Matteo Salvini si paragona a Giovanni Falcone
Matteo Salvini Giovanni Falcone | Matteo Salvini si sente solo, abbandonato dai colleghi di governo nella battaglia contro le Ong, arrivando a paragonarsi a Giovanni Falcone. Dopo l’ennesimo sbarco sulle coste italiane e il blocco forzato da parte del veliero Alex di Mediterranea, la rabbia del ministro dell’Interno è esplosa sui social.
“Ogni tanto ci sentiamo un po’ soli e il sospetto è che ci siano dei complici, che sia uno schema organizzato quello di aiutare gli scafisti, di recuperare gli immigrati, di non andare nei porti vicini e di fregarsene delle leggi”, ha attaccato Salvini, accusando non solo l’equipaggio delle Ong ma anche i giornalisti presenti a bordo per documentare le operazioni di salvataggio, il parlamentare di LeU Erasmo Palazzotto, capo missione della Alex, il figlio del ministro Giovanni Tria, tacciato di essere amico delle Ong, il ministro della Difesa Elisabetta Trenta, accusata di aver cercato di aiutare l’Ong a sbarcare.
Nel mirino anche George Soros, il filantropo ungherese accusato di finanziare le Ong “per pianificare invasioni che vogliono cancellare popoli, radici e tradizioni”. La lunga lista dei nemici del governo italiano è infinita e al centro della diatriba finisce chiunque abbia criticato l’azione del Viminale, chiunque abbia chiesto lo sbarco dei migranti bloccati per giorni in mare in una situazione igienico-sanitaria decisamente precaria e potenzialmente pericolosa, chiunque abbia dimostrato un pizzico di umanità.
Insomma, Salvini si sente solo ma allo stesso tempo accerchiato da nemici, nemici che siedono anche tra i banchi di governo e ne ostacolano l’azione. Il capo del Viminale si sente così solo e abbandonato dai colleghi dell’esecutivo da paragonarsi al giudice Giovanni Falcone, prendendo in prestito una storica dichiarazione del magistrato ucciso dalla Mafia: “Chi tace e chi piega la testa muore ogni volta che lo fa, chi parla e chi cammina a testa alta muore una volta sola” , si legge nel claim a corredo della diretta Fb.
Matteo Salvini, dunque, si sente un novello Giovanni Falcone, pensa di potersi paragonare a un magistrato antimafia che della lotta all’illegalità ha fatto la sua cifra, arrivando a perdere la vita. Matteo Salvini si sente un paladino della legalità. Proprio lui si paragona a Falcone, lui che tutti i giorni calpesta il diritto internazionale e la Costituzione per capriccio elettorale.

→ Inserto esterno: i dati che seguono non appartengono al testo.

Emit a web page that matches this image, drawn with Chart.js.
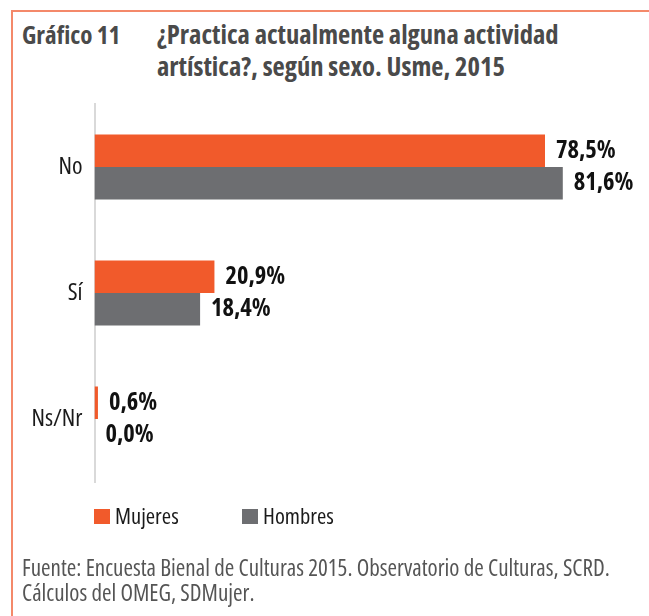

Sa infatti che senza la tanto vituperata immigrazione clandestina la Lega perderebbe gran parte dei propri sostenitori.
La lotta alle Ong e i porti chiusi altro non sono che un veicolo elettorale per il vicepremier, l’immigrazione non è un problema da risolvere. Se avesse davvero avuto intenzione di occuparsi della materia non avrebbe saltato sei delle sette riunioni con i ministri dell’Interno dell’Unione Europea dove avrebbe dovuto mettersi a tavolino per discutere della riforma del trattato di Dublino e di politiche migratorie.
Si paragona a Giovanni Falcone proprio lui, che pretende l’approvazione di decreti e leggi che contrastano con leggi costituzionali e trattati internazionali, dei quali si fa beffe. Proprio lui, che anziché difendersi a processo dall’accusa di sequestro di persona aggravato per il caso Diciotti ha imposto al Movimento 5 Stelle il salvacondotto dell’immunità parlamentare per negare al tribunale dei ministri l’autorizzazione a procedere. Proprio lui, che ogni giorno mette alla gogna su Facebook i nemici politici, scatenando i beceri insulti dei suoi adepti.
A paragonarsi a Giovanni Falcone è proprio quel ministro dell’Interno che tutti i giorni offende la magistratura (l’apertura del processo che lo vede imputato davanti al tribunale di Torino di vilipendio alla magistratura è stata di recente rimandata a novembre) e accusa i giudici che applicano le leggi dello Stato italiano di vergare sentenze politiche senza fondamento. Ecco, proprio quel Matteo Salvini ha avuto l’ardire di paragonarsi a Giovanni Falcone, un simbolo dell’Antimafia che ha sempre servito e rispettato lo Stato Italiano arrivando a perdere la vita. Non fosse tragico, ci sarebbe da ridere.